Being the Über Geek that I am, reaching my home server from anywhere in the world is trivial.
I have all the appropriate port-forwarding in place for ssh, ftp, vnc, and other miscellaneous ports for various different tasks and programs.
One such program is Plex, a media server that houses, manages and maintains my media collection.
When I want to access the Plex web client from teh internetz, I can simply type my home IP, port and path into any browser from anywhere in the world, login and Boom-Wow-Kapow™, I am in.
The Problem
While this process is great and easy for me as a software-engineer, my wife, who is !software-engineer should be able to watch Plex as easily as I can.
She shouldn’t have to figure out the IP address of our home machine, remember which port to use or remember the relative path of the server.

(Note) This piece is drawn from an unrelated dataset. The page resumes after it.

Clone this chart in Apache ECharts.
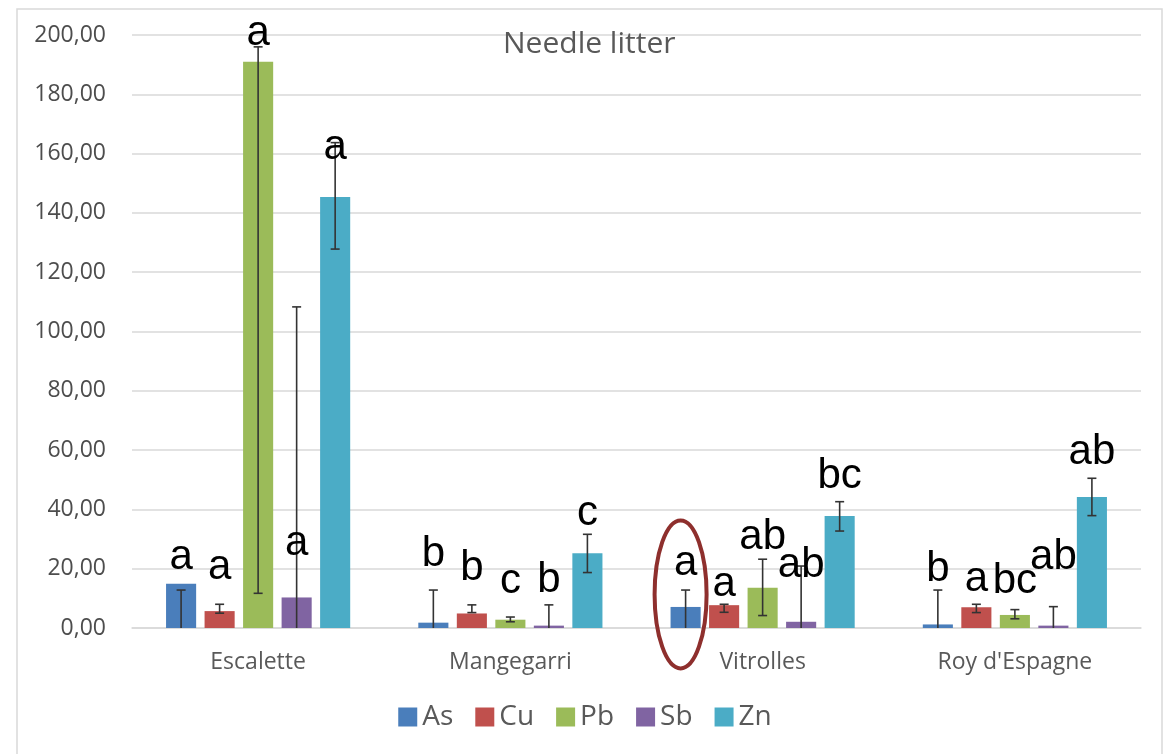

She should be able to enter a simple url, such as http://home.coneybeare.me to get to Plex, so let’s figure out how to do that.
- Complex
http://68.194.30.155:32400/web
- Easy
http://home.coneybeare.me
The Solution
The first step is to make it easy for her to reach the home machine.
This one is easy as there is an entire infrastructure older than I am to match easy-to-remember names to hard-to-remember computer IP addresses: DNS.
First, I added a home subdomain to one of my existing domain names.
Then, I use a service called DynDNS to keep this subdomain up-to-date with my home’s external IP address.
I could have written a script to do this for me, but I already had DynDNS setup for other reasons.
Now we are looking good:
- Good
http://home.coneybeare.me:32400/web
The next step is to get rid of that pesky port.
To accomplish this, instead of having my router forward port 32400 to the server, I set it up to forward port 80 instead.
Port 80 is the default http port, so omitting a port in the url is the same as using port 80.
I wasn’t using the server to host any other webpages, so hijacking the whole system to serve Plex was fine for me.